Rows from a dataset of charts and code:
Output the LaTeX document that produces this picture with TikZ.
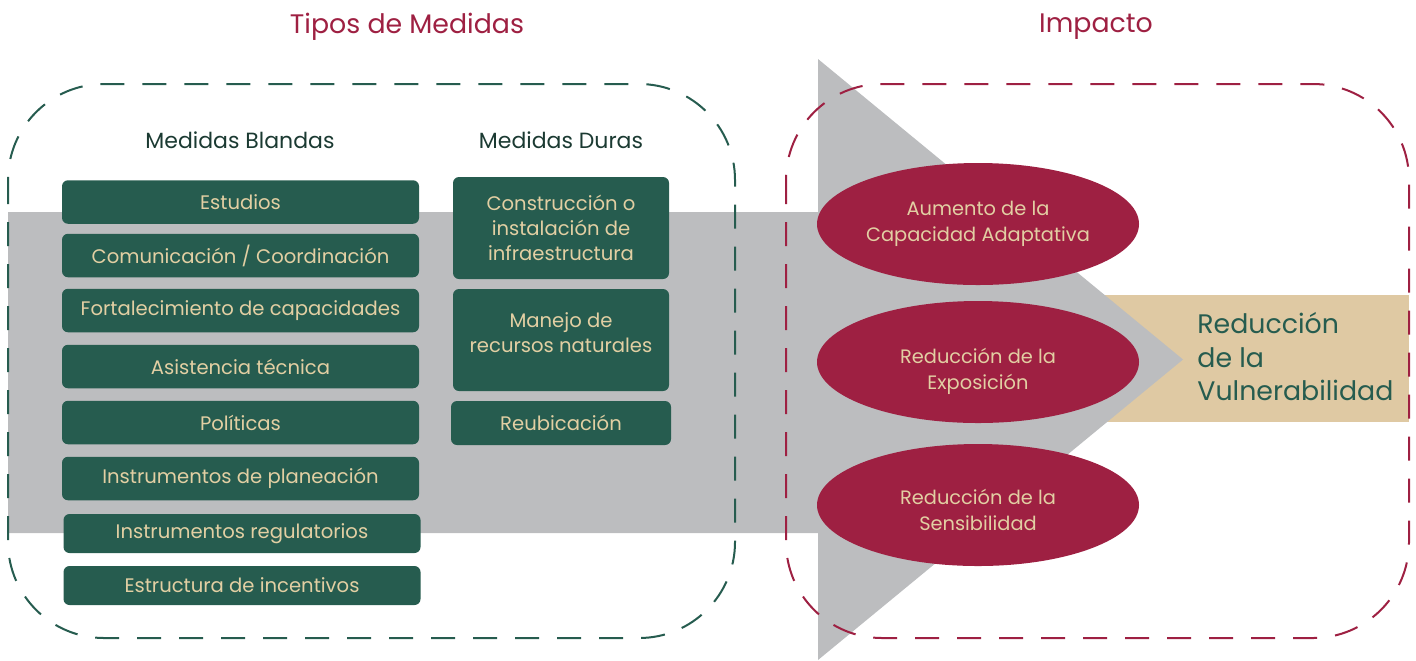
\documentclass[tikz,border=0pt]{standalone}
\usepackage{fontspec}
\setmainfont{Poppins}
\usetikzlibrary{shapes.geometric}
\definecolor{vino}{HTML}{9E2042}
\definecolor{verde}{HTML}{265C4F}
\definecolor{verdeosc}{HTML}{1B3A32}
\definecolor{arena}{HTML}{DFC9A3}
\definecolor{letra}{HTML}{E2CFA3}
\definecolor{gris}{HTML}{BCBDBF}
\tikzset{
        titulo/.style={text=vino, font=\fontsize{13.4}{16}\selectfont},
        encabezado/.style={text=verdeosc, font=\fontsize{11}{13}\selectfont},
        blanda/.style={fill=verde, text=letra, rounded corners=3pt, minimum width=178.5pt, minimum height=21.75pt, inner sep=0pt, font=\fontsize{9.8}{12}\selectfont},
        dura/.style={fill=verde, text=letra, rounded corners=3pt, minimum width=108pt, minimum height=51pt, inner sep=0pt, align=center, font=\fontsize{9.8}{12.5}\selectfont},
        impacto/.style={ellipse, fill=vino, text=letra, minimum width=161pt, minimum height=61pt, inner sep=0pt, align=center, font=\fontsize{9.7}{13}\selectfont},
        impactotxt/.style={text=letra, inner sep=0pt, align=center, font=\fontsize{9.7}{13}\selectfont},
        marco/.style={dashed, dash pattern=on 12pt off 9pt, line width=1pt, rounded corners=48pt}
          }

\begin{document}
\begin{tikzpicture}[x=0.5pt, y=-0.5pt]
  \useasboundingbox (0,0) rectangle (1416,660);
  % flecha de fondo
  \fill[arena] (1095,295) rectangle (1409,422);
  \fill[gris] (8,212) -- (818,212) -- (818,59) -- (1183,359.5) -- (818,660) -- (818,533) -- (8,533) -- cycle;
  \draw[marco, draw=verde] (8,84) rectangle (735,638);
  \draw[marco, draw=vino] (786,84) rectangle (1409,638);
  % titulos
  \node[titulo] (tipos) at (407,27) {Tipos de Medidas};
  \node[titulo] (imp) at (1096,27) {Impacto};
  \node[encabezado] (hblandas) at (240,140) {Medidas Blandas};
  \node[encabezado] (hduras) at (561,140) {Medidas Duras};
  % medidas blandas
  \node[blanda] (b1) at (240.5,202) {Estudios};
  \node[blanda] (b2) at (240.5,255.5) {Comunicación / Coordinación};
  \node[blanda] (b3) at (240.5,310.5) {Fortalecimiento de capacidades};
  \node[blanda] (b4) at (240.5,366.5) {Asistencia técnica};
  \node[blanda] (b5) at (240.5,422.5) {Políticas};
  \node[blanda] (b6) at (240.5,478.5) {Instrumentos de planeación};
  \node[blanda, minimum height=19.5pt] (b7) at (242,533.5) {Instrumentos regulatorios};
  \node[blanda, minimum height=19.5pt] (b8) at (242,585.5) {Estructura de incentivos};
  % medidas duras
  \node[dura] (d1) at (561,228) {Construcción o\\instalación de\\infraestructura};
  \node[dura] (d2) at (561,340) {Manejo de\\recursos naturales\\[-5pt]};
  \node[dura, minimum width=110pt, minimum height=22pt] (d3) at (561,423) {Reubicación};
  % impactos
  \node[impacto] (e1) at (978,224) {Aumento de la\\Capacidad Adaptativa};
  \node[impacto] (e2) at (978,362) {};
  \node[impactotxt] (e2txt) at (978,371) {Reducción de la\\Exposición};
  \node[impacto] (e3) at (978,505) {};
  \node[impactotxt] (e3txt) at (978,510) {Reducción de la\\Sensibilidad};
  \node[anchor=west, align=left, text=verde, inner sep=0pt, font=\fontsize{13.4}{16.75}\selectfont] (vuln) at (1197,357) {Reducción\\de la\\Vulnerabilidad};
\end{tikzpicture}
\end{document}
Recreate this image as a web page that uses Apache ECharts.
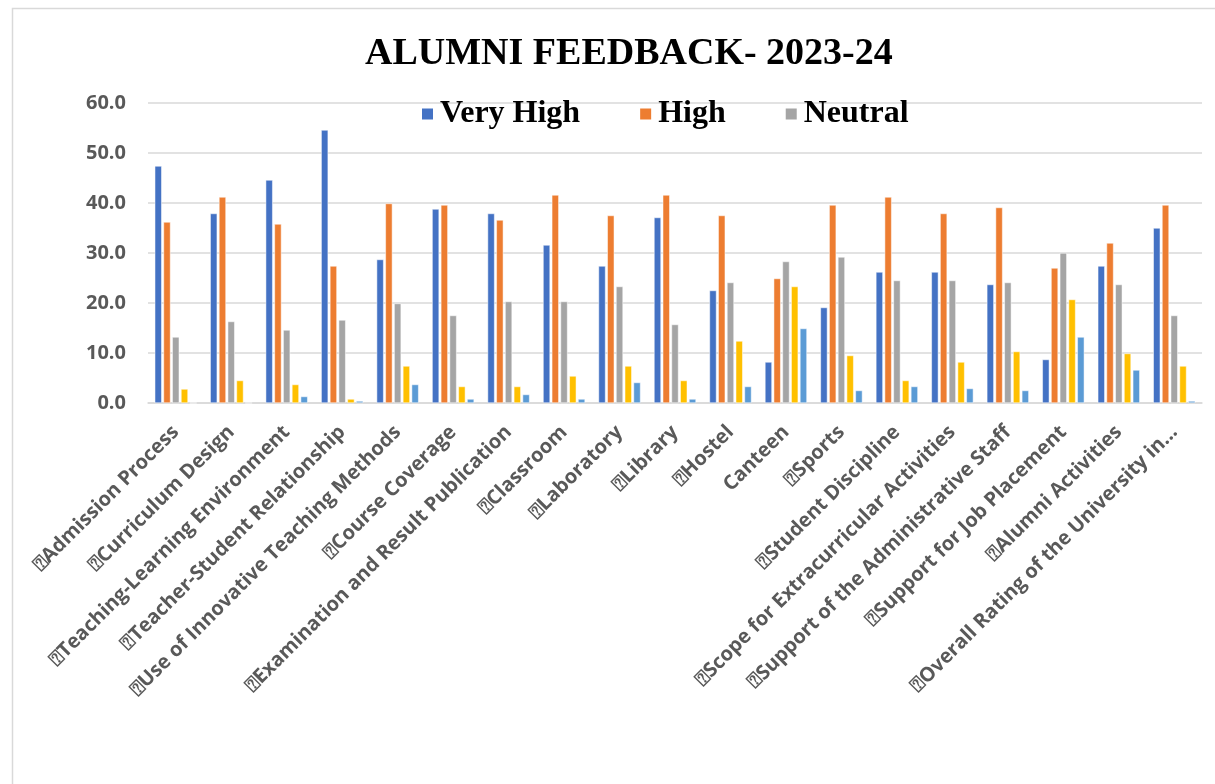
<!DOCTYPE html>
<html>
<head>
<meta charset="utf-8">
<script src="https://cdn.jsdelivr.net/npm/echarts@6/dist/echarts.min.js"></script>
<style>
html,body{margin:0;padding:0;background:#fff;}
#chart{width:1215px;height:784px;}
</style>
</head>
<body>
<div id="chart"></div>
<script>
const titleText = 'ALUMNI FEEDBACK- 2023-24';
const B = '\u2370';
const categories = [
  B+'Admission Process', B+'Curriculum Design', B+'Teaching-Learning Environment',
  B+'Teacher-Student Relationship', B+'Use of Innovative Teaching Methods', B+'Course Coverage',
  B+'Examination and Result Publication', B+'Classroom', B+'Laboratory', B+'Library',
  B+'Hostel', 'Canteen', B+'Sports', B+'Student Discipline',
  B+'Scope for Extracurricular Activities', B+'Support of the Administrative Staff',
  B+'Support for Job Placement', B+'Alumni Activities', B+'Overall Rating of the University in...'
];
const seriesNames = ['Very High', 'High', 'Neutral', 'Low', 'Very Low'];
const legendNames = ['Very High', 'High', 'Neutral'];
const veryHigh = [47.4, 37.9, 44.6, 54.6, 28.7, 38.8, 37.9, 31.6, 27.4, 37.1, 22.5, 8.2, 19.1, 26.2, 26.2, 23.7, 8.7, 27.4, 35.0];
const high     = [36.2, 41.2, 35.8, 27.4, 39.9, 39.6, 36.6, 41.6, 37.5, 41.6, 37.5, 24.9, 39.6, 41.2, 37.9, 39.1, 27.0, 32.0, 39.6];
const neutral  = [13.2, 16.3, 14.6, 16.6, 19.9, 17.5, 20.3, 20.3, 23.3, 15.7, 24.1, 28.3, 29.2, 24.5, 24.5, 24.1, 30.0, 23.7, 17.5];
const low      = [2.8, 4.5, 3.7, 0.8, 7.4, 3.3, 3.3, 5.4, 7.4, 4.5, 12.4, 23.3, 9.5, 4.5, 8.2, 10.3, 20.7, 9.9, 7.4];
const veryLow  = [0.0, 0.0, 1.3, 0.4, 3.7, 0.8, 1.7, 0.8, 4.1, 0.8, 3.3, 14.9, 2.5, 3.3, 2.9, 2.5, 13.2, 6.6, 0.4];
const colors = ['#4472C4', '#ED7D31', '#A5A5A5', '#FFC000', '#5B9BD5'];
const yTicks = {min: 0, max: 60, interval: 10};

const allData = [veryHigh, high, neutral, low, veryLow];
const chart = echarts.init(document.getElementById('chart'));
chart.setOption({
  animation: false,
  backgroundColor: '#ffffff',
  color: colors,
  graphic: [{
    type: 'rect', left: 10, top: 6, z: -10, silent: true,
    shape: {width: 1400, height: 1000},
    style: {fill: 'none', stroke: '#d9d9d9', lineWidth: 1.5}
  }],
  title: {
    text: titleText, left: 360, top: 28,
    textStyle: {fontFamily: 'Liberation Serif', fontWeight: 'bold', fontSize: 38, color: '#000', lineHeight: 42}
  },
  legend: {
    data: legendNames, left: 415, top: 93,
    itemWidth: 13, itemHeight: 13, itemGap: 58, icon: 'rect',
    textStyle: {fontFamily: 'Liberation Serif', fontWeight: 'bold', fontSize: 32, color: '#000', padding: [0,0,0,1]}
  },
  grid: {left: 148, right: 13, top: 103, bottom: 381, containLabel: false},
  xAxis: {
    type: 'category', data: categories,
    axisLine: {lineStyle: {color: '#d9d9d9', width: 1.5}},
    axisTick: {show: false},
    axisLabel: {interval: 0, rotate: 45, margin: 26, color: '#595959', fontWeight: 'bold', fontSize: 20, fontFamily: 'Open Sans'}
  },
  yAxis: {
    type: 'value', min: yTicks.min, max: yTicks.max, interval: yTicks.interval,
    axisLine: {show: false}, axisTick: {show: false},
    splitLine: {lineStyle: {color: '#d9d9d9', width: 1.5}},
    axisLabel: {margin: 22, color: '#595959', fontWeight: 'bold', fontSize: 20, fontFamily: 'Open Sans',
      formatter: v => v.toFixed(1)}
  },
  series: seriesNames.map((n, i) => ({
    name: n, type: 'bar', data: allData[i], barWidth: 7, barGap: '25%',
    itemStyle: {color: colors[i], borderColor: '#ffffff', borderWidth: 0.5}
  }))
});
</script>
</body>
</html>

PROBLEM TO SOLVE >> Pick every line with "that" in it and copy it.

SOLVED PROBLEM >>
Output the LaTeX document that produces this picture with TikZ.
Recreate this image as a web page that uses Apache ECharts.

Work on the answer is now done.